NTPC, CIL pursue tax sops for revival of shut urea units in India
Date:10-13-2016
In an attempt to ensure better returns for their efforts to revive the closed urea units in Uttar Pradesh (UP), Bihar and Jharkhand, a joint venture (JV) firm of state-run NTPC Ltd and Coal India Ltd (CIL) has sought tax exemptions from the government.
These units at Gorakhpur, Sindri and Barauni will require an investment of Rs.18,000 crore and are part of the government’s plan to revive the rural economy by focusing on irrigation and urea availability.
In June, NTPC and CIL formed a JV company—Hindustan Urvarak and Rasayan Ltd (HURL)—with an equal share for the revival of Gorakhpur (UP) and Sindri (Jharkhand) plants of Fertiliser Corporation of India Ltd (FCIL). The Barauni plant in Bihar is owned by Hindustan Fertiliser Corp. Ltd (HFCL).
“The JV company has written to the fertiliser ministry asking for tax exemptions on central sales tax, service tax on construction equipment and other related taxes so that the internal rate of returns (IRRs) are better,” said a senior government official on condition of anonymity.
These issues will be taken up by the inter-ministerial committee (IMC) shortly, which has been formed to expedite the revival of three sick fertiliser units. The IMC comprises of secretaries of the ministries of chemicals and fertilizers, coal, power, petroleum and natural gas, and finance along with the chief executive officer of National Institution for Transforming India (Niti) Aayog, Amitabh Kant, as reported by InfraCircle on 26 July.
“IMC has asked to expedite induction of Indian Oil Corp. Ltd (IOC), FCIL and HFCL into the JV and also arrange manpower for the same,” said another government official who did not want to be identified.
According to information available on the website of the ministry of chemicals and fertilizers, the revival of these plants is expected to create 3,000-4,000 jobs for the skilled workforce.
“There are certain other issues related to land and water requirement in these projects, which needs to be addressed,” the official added.
The Cabinet Committee on Economic Affairs, headed by Prime Minister Narendra Modi, on 13 July approved the revival of three closed urea plants through a special purpose vehicle, to be formed by NTPC, CIL and IOC. The public sector units may infuse Rs.5,000 crore with the remaining amount to be raised as debt.

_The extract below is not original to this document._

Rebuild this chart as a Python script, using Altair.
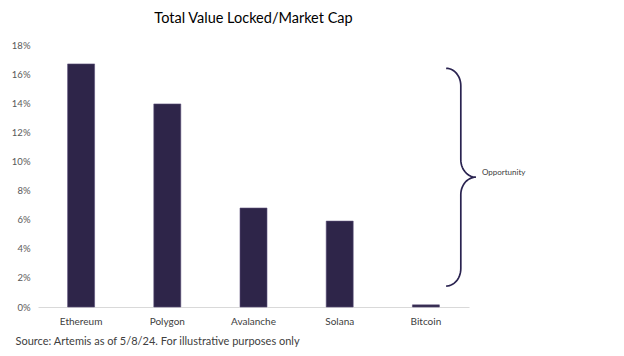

Queries emailed to the spokespersons of NTPC, CIL, and ministry of chemicals and fertilisers on 19 September remained unanswered.
Experts believe that certain concessions need to be given to PSUs to make the project financially viable.
“These companies are going to invest public funds into the project. If the viability of the project is not evident, then there is no use of making such large investments. Also, the urea units may be made viable by giving away certain tax concessions,” said Partha Bhattacharya, former chairman and managing director of CIL.
With the price of urea, the most commonly used fertiliser in India, being controlled and currently sold at a fixed price of Rs.5,360 per tonne, any increase in production will result in savings thereby helping the government which has made a provision of Rs.70,000 crore on account of fertiliser subsidies in the Union budget of 2016-17. The industry is compensated in the form of subsidy for the difference between production cost and selling price.
India’s total urea production is likely to increase to 25 million tonne (MT) in the financial year 2016-17. The country’s has a urea demand of 32 MT and witnessed a record production of 24.5 MT of urea in the last financial year.